Identifying and extracting date from Word Doc

I have a requirement to extract some data from an approval letter in word document to an excel document. I was able to use Word Application Scope, read content and extract some data. But I am having a challenge in extracting a date.
Date Requirements:
May or may not be present
May be in any format – mm/dd/yy or Month DD, YYYY or DD Month YYYY etc.
May be anywhere above the body of the letter.

It would be great if anyone can provide any insights.

Hello @arunasan,

This might be a task for using Regex, from Matches activity.
You can create your specific pattern for dates.

An example, already for US dates, that pattern exist in RegEx builder:

I hope it helps.

Vasile.

1 Like

Hi @wasea

Thank you. I am trying your suggestion. I am getting this error when I run it.
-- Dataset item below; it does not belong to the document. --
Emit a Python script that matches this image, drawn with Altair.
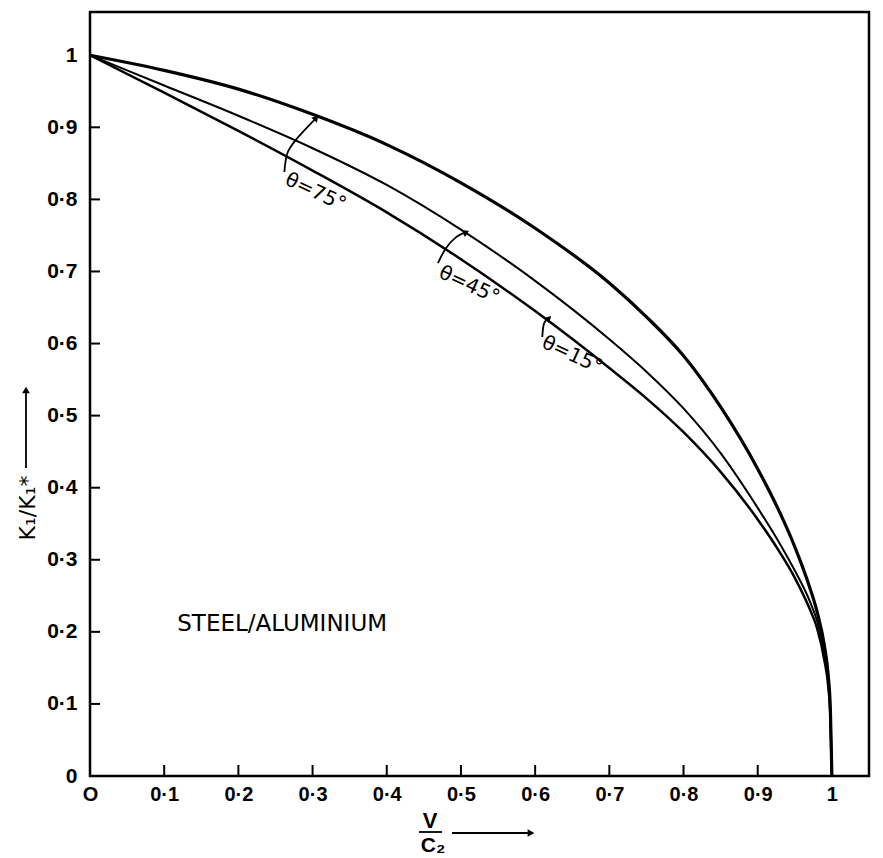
import altair as alt
import pandas as pd

# ---- curve data (V/C2 , K_I/K_I*) ----
v75 = [0, 0.1, 0.2, 0.3, 0.4, 0.5, 0.6, 0.7, 0.75, 0.8, 0.85, 0.9, 0.93, 0.95, 0.97, 0.98, 0.99, 0.995, 0.998, 1.0]
k75 = [1, 0.979, 0.953, 0.918, 0.876, 0.823, 0.760, 0.684, 0.637, 0.583, 0.512, 0.426, 0.365, 0.318, 0.262, 0.228, 0.18, 0.14, 0.09, 0]

v45 = [0, 0.1, 0.2, 0.3, 0.4, 0.5, 0.6, 0.7, 0.75, 0.8, 0.85, 0.9, 0.93, 0.95, 0.97, 0.98, 0.99, 0.995, 0.998, 1.0]
k45 = [1, 0.958, 0.916, 0.871, 0.820, 0.758, 0.687, 0.606, 0.561, 0.510, 0.448, 0.372, 0.322, 0.285, 0.243, 0.215, 0.17, 0.132, 0.085, 0]

v15 = [0, 0.1, 0.2, 0.3, 0.4, 0.5, 0.6, 0.7, 0.75, 0.8, 0.85, 0.9, 0.93, 0.95, 0.97, 0.98, 0.99, 0.995, 0.998, 1.0]
k15 = [1, 0.948, 0.895, 0.840, 0.782, 0.717, 0.645, 0.566, 0.524, 0.477, 0.422, 0.356, 0.310, 0.275, 0.232, 0.205, 0.16, 0.125, 0.08, 0]

# ---- axis ticks ----
x_ticks = [0, 0.1, 0.2, 0.3, 0.4, 0.5, 0.6, 0.7, 0.8, 0.9, 1.0]
y_ticks = [0, 0.1, 0.2, 0.3, 0.4, 0.5, 0.6, 0.7, 0.8, 0.9, 1.0]
inner_ticks = [0.1, 0.2, 0.3, 0.4, 0.5, 0.6, 0.7, 0.8, 0.9]

# ---- annotations ----
labels = ["θ=75°", "θ=45°", "θ=15°"]
label_v = [0.304, 0.511, 0.65]
label_k = [0.81, 0.681, 0.584]

arrow75_v = [0.262, 0.266, 0.277, 0.305]
arrow75_k = [0.838, 0.864, 0.882, 0.913]
arrow45_v = [0.469, 0.4795, 0.4935, 0.507]
arrow45_k = [0.7115, 0.732, 0.7476, 0.7545]
arrow15_v = [0.6096, 0.612, 0.6185]
arrow15_k = [0.609, 0.628, 0.635]

material = "STEEL/ALUMINIUM"
material_v = 0.259
material_k = 0.211

W, H = 779, 764
xs = alt.Scale(domain=[0, 1.05], nice=False, zero=False)
ys = alt.Scale(domain=[0, 1.06], nice=False, zero=False)

lab_expr_x = "datum.value == 0 ? 'O' : datum.value == 1 ? '1' : replace(format(datum.value, '.1f'), '.', '·')"
lab_expr_y = "datum.value == 0 ? '0' : datum.value == 1 ? '1' : replace(format(datum.value, '.1f'), '.', '·')"

xaxis = alt.Axis(values=x_ticks, labelExpr=lab_expr_x, ticks=False, domain=False, grid=False,
                 labelFont="Liberation Sans", labelFontSize=20, labelFontWeight="bold",
                 labelColor="black", labelPadding=8, labelFlush=False, labelOverlap=False, title=None)
yaxis = alt.Axis(values=y_ticks, labelExpr=lab_expr_y, ticks=False, domain=False, grid=False,
                 labelFont="Liberation Sans", labelFontSize=21, labelFontWeight="bold",
                 labelColor="black", labelPadding=13, labelFlush=False, labelOverlap=False, title=None)

X = lambda f: alt.X(f, type="quantitative", scale=xs, axis=xaxis)
Y = lambda f: alt.Y(f, type="quantitative", scale=ys, axis=yaxis)


def curve(v, k, sw):
    df = pd.DataFrame({"v": v, "k": k})
    return alt.Chart(df).mark_line(color="black", strokeWidth=sw, interpolate="monotone").encode(
        x=X("v"), y=Y("k"))


def arrow(v, k, ang):
    df = pd.DataFrame({"v": v, "k": k, "i": list(range(len(v)))})
    line = alt.Chart(df).mark_line(color="black", strokeWidth=1.8, interpolate="cardinal").encode(
        x=X("v"), y=Y("k"), order="i:Q")
    head = alt.Chart(df.tail(1)).mark_point(shape="triangle-up", filled=True, color="black",
                                            size=55, angle=ang, opacity=1).encode(x=X("v"), y=Y("k"))
    return line + head


layers = []
layers.append(curve(v75, k75, 3.2))
layers.append(curve(v45, k45, 2.0))
layers.append(curve(v15, k15, 2.5))

# inward ticks
xt = pd.DataFrame({"v": inner_ticks})
layers.append(alt.Chart(xt).mark_rule(color="black", strokeWidth=2).encode(
    x=X("v"), y=alt.value(H), y2=alt.value(H - 11)))
yt = pd.DataFrame({"k": inner_ticks})
layers.append(alt.Chart(yt).mark_rule(color="black", strokeWidth=2).encode(
    y=Y("k"), x=alt.value(0), x2=alt.value(10)))

# arrows
layers.append(arrow(arrow75_v, arrow75_k, 42))
layers.append(arrow(arrow45_v, arrow45_k, 63))
layers.append(arrow(arrow15_v, arrow15_k, 45))

# theta labels
ldf = pd.DataFrame({"v": label_v, "k": label_k, "t": labels})
layers.append(alt.Chart(ldf).mark_text(font="DejaVu Sans", fontSize=20, angle=25, color="black",
                                       align="center", baseline="middle").encode(
    x=X("v"), y=Y("k"), text="t:N"))

# material label
mdf = pd.DataFrame({"v": [material_v], "k": [material_k], "t": [material]})
layers.append(alt.Chart(mdf).mark_text(font="DejaVu Sans", fontSize=23, color="black",
                                       align="center", baseline="middle").encode(
    x=X("v"), y=Y("k"), text="t:N"))

# y-axis title with upward arrow
one = pd.DataFrame({"a": [0]})
layers.append(alt.Chart(one).mark_text(text="K₁/K₁*", font="DejaVu Sans", fontSize=22, angle=270,
                                       color="black", align="center", baseline="middle").encode(
    x=alt.value(-62), y=alt.value(496)))
layers.append(alt.Chart(one).mark_rule(color="black", strokeWidth=1.8).encode(
    x=alt.value(-64), y=alt.value(456), y2=alt.value(380)))
layers.append(alt.Chart(one).mark_point(shape="triangle-up", filled=True, color="black", size=60,
                                        opacity=1).encode(x=alt.value(-64), y=alt.value(378)))

# x-axis title: V over C2 with arrow
layers.append(alt.Chart(one).mark_text(text="V", font="Liberation Sans", fontSize=22, fontWeight="bold",
                                       color="black", align="center", baseline="middle").encode(
    x=alt.value(340), y=alt.value(809)))
layers.append(alt.Chart(one).mark_rule(color="black", strokeWidth=1.8).encode(
    x=alt.value(329), x2=alt.value(352), y=alt.value(820)))
layers.append(alt.Chart(one).mark_text(text="C₂", font="Liberation Sans", fontSize=21, fontWeight="bold",
                                       color="black", align="center", baseline="middle").encode(
    x=alt.value(343), y=alt.value(834)))
layers.append(alt.Chart(one).mark_rule(color="black", strokeWidth=1.8).encode(
    x=alt.value(362), x2=alt.value(438), y=alt.value(821)))
layers.append(alt.Chart(one).mark_point(shape="triangle-right", filled=True, color="black", size=60,
                                        opacity=1).encode(x=alt.value(441), y=alt.value(821)))

chart = alt.layer(*layers).properties(
    width=W, height=H,
    autosize=alt.AutoSizeParams(type="none"),
    padding={"left": 82, "top": 4, "right": 6, "bottom": 80},
    background="white",
).configure_view(stroke="black", strokeWidth=2.5)

chart.save("out.html", embed_options={"renderer": "svg", "actions": False})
Assign: Object reference not set to an instance of an object.

Could you please let me know if I am missing something?

hi @arunasan …Paste your text in any regex tool, I would prefer .NET Regex Tester - Regex Storm - (this works well with UiPath) and the regex pattern …and see if you are getting any result.

2 Likes

@wasea
Also, the date in one of the document is December 23, 2020
I am not sure if the US Dates pattern covers this format. Could you please clarify?

@prasath17
Thank you Prasath. I tried with the tester and it didnt result any match for December 23, 2020. I removed the comma and it returned one match.

Hello @arunasan,

In my previous example I only show what exist by default in UiPath Studio - Matches Activity.

For the date that you have there, the below pattern might work.
This dates can return:

  • December dd, yyyy
  • mm/dd/yy

January\s?\d+?,\s?\d{4}|February\s?\d+?,\s?\d{4}|March\s?\d+?,\s?\d{4}|April\s?\d+?,\s?\d{4}|May\s?\d+?,\s?\d{4}|June\s?\d+?,\s?\d{4}|July\s?\d+?,\s?\d{4}|August\s?\d+?,\s?\d{4}|September\s?\d+?,\s?\d{4}|October\s?\d+?,\s?\d{4}|November\s?\d+?,\s?\d{4}|December\s?\d+?,\s?\d{4}|\d{2}/\d{2}/\d{2}

You just need to play with the patterns in Matches activity or in sites like the one recommended by prasath17.

Also, for studying more Regex, you can check this post. Is very helpfull.

I hope it helps.

Vasile.

2 Likes

@wasea
Thank you so much. I was going to remove commas from text to get the date as I didnt realize I can add more patterns.
Is it possible to convert dates in any format to mm/dd/yyyy esp format like December 23, 2020?

@arunasan,
This kind of questions usually are already with answers in this forum.
Like: How to convert Month(Text) into number?

Anyway, in your case, an example can be:

  1. Assign: OldDate = “December 20, 2020”
  2. Assign: NewDate = “Datetime.ParseExact(OldDate ,“MMMM dd, yyyy”,System.Globalization.CultureInfo.InvariantCulture).ToString(“MM/dd/yyyy”)”

Knowing this information, you can try different patterns till, if the date format is changing.

Happy Automation!

Vasile.

1 Like

This topic was automatically closed 3 days after the last reply. New replies are no longer allowed.